Data segment
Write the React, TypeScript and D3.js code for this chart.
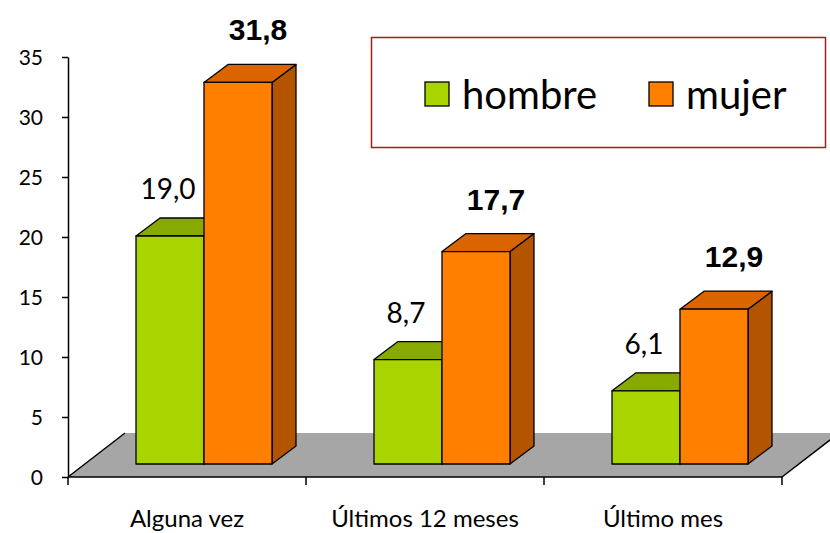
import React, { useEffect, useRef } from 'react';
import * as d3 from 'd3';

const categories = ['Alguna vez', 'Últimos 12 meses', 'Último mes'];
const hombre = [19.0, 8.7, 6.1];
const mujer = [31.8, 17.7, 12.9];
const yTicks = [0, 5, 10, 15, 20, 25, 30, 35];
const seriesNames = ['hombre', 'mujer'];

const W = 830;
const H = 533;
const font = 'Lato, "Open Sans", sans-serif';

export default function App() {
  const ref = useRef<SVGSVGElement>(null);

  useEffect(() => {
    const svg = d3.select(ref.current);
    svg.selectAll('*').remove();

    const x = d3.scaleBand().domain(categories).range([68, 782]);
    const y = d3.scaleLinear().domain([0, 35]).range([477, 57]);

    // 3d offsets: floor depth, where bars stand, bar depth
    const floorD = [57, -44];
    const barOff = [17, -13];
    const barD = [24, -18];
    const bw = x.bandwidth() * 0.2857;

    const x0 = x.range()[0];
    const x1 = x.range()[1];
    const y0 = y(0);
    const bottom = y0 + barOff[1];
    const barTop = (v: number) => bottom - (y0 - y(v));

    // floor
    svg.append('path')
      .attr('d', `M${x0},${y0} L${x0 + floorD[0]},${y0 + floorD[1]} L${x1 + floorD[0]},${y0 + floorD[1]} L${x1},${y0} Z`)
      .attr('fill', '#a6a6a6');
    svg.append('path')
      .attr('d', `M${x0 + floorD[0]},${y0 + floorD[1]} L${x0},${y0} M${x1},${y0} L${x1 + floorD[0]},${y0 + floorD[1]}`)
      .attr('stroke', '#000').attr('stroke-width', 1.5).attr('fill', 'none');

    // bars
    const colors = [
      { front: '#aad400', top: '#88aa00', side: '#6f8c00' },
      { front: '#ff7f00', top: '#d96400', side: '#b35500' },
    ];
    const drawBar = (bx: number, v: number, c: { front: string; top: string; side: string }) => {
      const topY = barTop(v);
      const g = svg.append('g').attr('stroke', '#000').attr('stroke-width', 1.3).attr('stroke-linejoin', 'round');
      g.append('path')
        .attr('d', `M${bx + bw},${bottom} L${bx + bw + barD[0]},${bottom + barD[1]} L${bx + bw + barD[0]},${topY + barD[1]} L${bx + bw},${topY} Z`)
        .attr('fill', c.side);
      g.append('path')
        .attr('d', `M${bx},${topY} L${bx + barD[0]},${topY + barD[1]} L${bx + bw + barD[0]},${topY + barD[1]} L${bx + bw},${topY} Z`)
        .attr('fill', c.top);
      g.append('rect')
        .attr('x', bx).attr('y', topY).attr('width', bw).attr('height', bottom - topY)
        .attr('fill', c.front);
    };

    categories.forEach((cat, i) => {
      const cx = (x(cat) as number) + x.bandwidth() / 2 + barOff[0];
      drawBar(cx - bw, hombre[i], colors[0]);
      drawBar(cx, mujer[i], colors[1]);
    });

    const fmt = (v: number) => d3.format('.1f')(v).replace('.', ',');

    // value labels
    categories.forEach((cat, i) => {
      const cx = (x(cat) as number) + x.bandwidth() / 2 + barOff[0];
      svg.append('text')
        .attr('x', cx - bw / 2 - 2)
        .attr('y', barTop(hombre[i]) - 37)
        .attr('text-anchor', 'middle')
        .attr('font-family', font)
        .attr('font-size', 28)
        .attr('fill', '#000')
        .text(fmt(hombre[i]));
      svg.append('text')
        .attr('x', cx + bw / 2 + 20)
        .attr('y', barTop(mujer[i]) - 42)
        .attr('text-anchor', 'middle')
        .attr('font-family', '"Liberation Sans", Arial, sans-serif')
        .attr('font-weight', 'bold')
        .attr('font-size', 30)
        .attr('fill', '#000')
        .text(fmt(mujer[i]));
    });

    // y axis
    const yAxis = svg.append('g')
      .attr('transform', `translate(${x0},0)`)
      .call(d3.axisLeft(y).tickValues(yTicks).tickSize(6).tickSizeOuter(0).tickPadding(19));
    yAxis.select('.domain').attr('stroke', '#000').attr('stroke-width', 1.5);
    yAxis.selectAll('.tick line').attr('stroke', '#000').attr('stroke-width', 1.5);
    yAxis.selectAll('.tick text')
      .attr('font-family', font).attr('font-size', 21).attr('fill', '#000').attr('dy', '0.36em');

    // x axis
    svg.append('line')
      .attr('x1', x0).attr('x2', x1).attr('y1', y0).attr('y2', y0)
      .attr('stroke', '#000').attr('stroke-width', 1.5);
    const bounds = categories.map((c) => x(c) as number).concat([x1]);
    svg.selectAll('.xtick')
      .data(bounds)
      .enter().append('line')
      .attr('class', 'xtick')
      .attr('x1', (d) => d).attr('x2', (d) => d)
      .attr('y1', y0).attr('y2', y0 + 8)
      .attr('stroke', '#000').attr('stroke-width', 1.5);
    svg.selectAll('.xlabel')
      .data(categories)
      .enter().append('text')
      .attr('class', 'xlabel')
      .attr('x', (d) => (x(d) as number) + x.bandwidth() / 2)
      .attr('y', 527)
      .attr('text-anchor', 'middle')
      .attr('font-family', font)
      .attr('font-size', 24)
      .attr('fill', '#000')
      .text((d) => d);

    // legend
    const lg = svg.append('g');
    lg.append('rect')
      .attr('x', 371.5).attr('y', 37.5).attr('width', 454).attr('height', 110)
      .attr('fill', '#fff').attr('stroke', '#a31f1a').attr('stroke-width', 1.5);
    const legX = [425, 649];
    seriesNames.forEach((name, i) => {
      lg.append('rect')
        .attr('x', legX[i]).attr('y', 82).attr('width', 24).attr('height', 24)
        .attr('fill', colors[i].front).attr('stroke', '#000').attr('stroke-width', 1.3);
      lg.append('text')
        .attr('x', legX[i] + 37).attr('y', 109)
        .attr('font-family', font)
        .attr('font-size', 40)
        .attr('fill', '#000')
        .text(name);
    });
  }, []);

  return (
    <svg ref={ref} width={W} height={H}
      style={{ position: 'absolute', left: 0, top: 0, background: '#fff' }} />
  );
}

The task
Leave the pictures out and reproduce exactly the lines from the top of the listing above through the line with "import * as d3 from 'd3';".

Response to this exercise
Write the React, TypeScript and D3.js code for this chart.
import React, { useEffect, useRef } from 'react';
import * as d3 from 'd3';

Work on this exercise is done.